## EXERCISE BRIEF
Repeat all of the material below exactly as written, images excluded.

## DATA SHOWN
----
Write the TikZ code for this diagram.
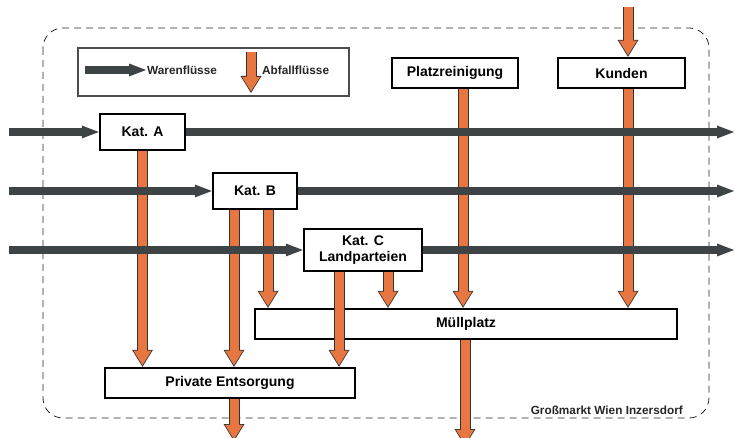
\documentclass[tikz,border=0pt]{standalone}
\usepackage{fontspec}
\setsansfont{Liberation Sans}
\usepackage{tikz}
\usetikzlibrary{arrows.meta,positioning,calc}
\definecolor{ware}{RGB}{62,68,70}
\definecolor{abfall}{RGB}{232,118,64}

\begin{document}
\begin{tikzpicture}[x=1pt,y=-1pt,>=Latex]
  \tikzstyle{box}=[draw,line width=2.4pt,fill=white,inner sep=0pt,align=center,font=\sffamily\bfseries\fontsize{14}{15.5}\selectfont]
  \tikzstyle{lbl}=[inner sep=1pt,text=black!85,font=\sffamily\bfseries\fontsize{11.8}{13}\selectfont]
  \tikzstyle{goods}=[draw=ware,line width=7.5pt,-{Triangle[length=17pt,width=13pt,line width=0pt]}]
  \tikzstyle{waste}=[draw=black!80,line width=11pt,-{Triangle[length=17pt,width=21pt,line width=0pt]},postaction={draw=abfall,line width=9pt,-{Triangle[length=14.5pt,width=18pt,line width=0pt]},shorten >=1.6pt}]
  \useasboundingbox (0,0) rectangle (735,438);
  \draw[black!85,line width=0.8pt,dash pattern=on 7pt off 5pt,rounded corners=20pt] (43,28) rectangle (709,418);
  \node[draw=black!70,line width=1.3pt,minimum width=271,minimum height=48,inner sep=0pt] (legende) at (213.5,72) {};
  \node[lbl,anchor=west] (warentxt) at (146,70) {Warenflüsse};
  \node[lbl,anchor=west] (abfalltxt) at (261,70) {Abfallflüsse};
  \coordinate (lw) at (85,70);
  \coordinate (la) at (251,52);
  \coordinate (lb) at (251,93);
  \node[box,minimum width=85,minimum height=36] (katA) at (142.5,132) {Kat. A};
  \node[box,minimum width=84,minimum height=36] (katB) at (255,191) {Kat. B};
  \node[box,minimum width=118,minimum height=42] (katC) at (363,250) {Kat. C\\Landparteien};
  \node[box,minimum width=126,minimum height=30] (platz) at (455,73) {Platzreinigung};
  \node[box,minimum width=127,minimum height=30] (kunden) at (621.5,73) {Kunden};
  \node[box,minimum width=422,minimum height=30] (muell) at (466,324) {Müllplatz};
  \node[box,minimum width=250,minimum height=30] (privat) at (230,383) {Private Entsorgung};
  \node[lbl,anchor=east] (ort) at (684,410) {Großmarkt Wien Inzersdorf};
  \coordinate (b1) at ([xshift=-21pt]katB.south);
  \coordinate (b2) at ([xshift=13pt]katB.south);
  \coordinate (c1) at ([xshift=-24pt]katC.south);
  \coordinate (c2) at ([xshift=25pt]katC.south);
  \coordinate (p1) at ([xshift=8pt]platz.south);
  \coordinate (k1) at ([xshift=6.5pt]kunden.south);
  \coordinate (kin) at (628,7);
  \coordinate (pout) at (234,441);
  \coordinate (mout) at (465,446);
  \draw[waste] (la)--(lb);
  \draw[waste] (katA.south)--(katA.south |- privat.north);
  \draw[waste] (b1)--(b1 |- privat.north);
  \draw[waste] (b2)--(b2 |- muell.north);
  \draw[waste] (c1)--(c1 |- privat.north);
  \draw[waste] (c2)--(c2 |- muell.north);
  \draw[waste] (p1)--(p1 |- muell.north);
  \draw[waste] (k1)--(k1 |- muell.north);
  \draw[waste] (kin)--(kin |- kunden.north);
  \draw[waste] (pout |- privat.south)--(pout);
  \draw[waste] (mout |- muell.south)--(mout);
  \coordinate (inA) at (9,132);
  \coordinate (outA) at (734,132);
  \coordinate (inB) at (9,191);
  \coordinate (outB) at (734,191);
  \coordinate (inC) at (9,250);
  \coordinate (outC) at (734,250);
  \draw[goods] (lw)--(warentxt.west);
  \draw[goods] (inA)--(katA);
  \draw[goods] (katA)--(outA);
  \draw[goods] (inB)--(katB);
  \draw[goods] (katB)--(outB);
  \draw[goods] (inC)--(katC);
  \draw[goods] (katC)--(outC);
\end{tikzpicture}
\end{document}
----
## THE COMPLETED TASK
Write the TikZ code for this diagram.
\documentclass[tikz,border=0pt]{standalone}
\usepackage{fontspec}
\setsansfont{Liberation Sans}
\usepackage{tikz}
\usetikzlibrary{arrows.meta,positioning,calc}
\definecolor{ware}{RGB}{62,68,70}
\definecolor{abfall}{RGB}{232,118,64}

\begin{document}
\begin{tikzpicture}[x=1pt,y=-1pt,>=Latex]
  \tikzstyle{box}=[draw,line width=2.4pt,fill=white,inner sep=0pt,align=center,font=\sffamily\bfseries\fontsize{14}{15.5}\selectfont]
  \tikzstyle{lbl}=[inner sep=1pt,text=black!85,font=\sffamily\bfseries\fontsize{11.8}{13}\selectfont]
  \tikzstyle{goods}=[draw=ware,line width=7.5pt,-{Triangle[length=17pt,width=13pt,line width=0pt]}]
  \tikzstyle{waste}=[draw=black!80,line width=11pt,-{Triangle[length=17pt,width=21pt,line width=0pt]},postaction={draw=abfall,line width=9pt,-{Triangle[length=14.5pt,width=18pt,line width=0pt]},shorten >=1.6pt}]
  \useasboundingbox (0,0) rectangle (735,438);
  \draw[black!85,line width=0.8pt,dash pattern=on 7pt off 5pt,rounded corners=20pt] (43,28) rectangle (709,418);
  \node[draw=black!70,line width=1.3pt,minimum width=271,minimum height=48,inner sep=0pt] (legende) at (213.5,72) {};
  \node[lbl,anchor=west] (warentxt) at (146,70) {Warenflüsse};
  \node[lbl,anchor=west] (abfalltxt) at (261,70) {Abfallflüsse};
  \coordinate (lw) at (85,70);
  \coordinate (la) at (251,52);
  \coordinate (lb) at (251,93);
  \node[box,minimum width=85,minimum height=36] (katA) at (142.5,132) {Kat. A};
  \node[box,minimum width=84,minimum height=36] (katB) at (255,191) {Kat. B};
  \node[box,minimum width=118,minimum height=42] (katC) at (363,250) {Kat. C\\Landparteien};
  \node[box,minimum width=126,minimum height=30] (platz) at (455,73) {Platzreinigung};
  \node[box,minimum width=127,minimum height=30] (kunden) at (621.5,73) {Kunden};
  \node[box,minimum width=422,minimum height=30] (muell) at (466,324) {Müllplatz};
  \node[box,minimum width=250,minimum height=30] (privat) at (230,383) {Private Entsorgung};
  \node[lbl,anchor=east] (ort) at (684,410) {Großmarkt Wien Inzersdorf};
  \coordinate (b1) at ([xshift=-21pt]katB.south);
  \coordinate (b2) at ([xshift=13pt]katB.south);
  \coordinate (c1) at ([xshift=-24pt]katC.south);
  \coordinate (c2) at ([xshift=25pt]katC.south);
  \coordinate (p1) at ([xshift=8pt]platz.south);
  \coordinate (k1) at ([xshift=6.5pt]kunden.south);
  \coordinate (kin) at (628,7);
  \coordinate (pout) at (234,441);
  \coordinate (mout) at (465,446);
  \draw[waste] (la)--(lb);
  \draw[waste] (katA.south)--(katA.south |- privat.north);
  \draw[waste] (b1)--(b1 |- privat.north);
  \draw[waste] (b2)--(b2 |- muell.north);
  \draw[waste] (c1)--(c1 |- privat.north);
  \draw[waste] (c2)--(c2 |- muell.north);
  \draw[waste] (p1)--(p1 |- muell.north);
  \draw[waste] (k1)--(k1 |- muell.north);
  \draw[waste] (kin)--(kin |- kunden.north);
  \draw[waste] (pout |- privat.south)--(pout);
  \draw[waste] (mout |- muell.south)--(mout);
  \coordinate (inA) at (9,132);
  \coordinate (outA) at (734,132);
  \coordinate (inB) at (9,191);
  \coordinate (outB) at (734,191);
  \coordinate (inC) at (9,250);
  \coordinate (outC) at (734,250);
  \draw[goods] (lw)--(warentxt.west);
  \draw[goods] (inA)--(katA);
  \draw[goods] (katA)--(outA);
  \draw[goods] (inB)--(katB);
  \draw[goods] (katB)--(outB);
  \draw[goods] (inC)--(katC);
  \draw[goods] (katC)--(outC);
\end{tikzpicture}
\end{document}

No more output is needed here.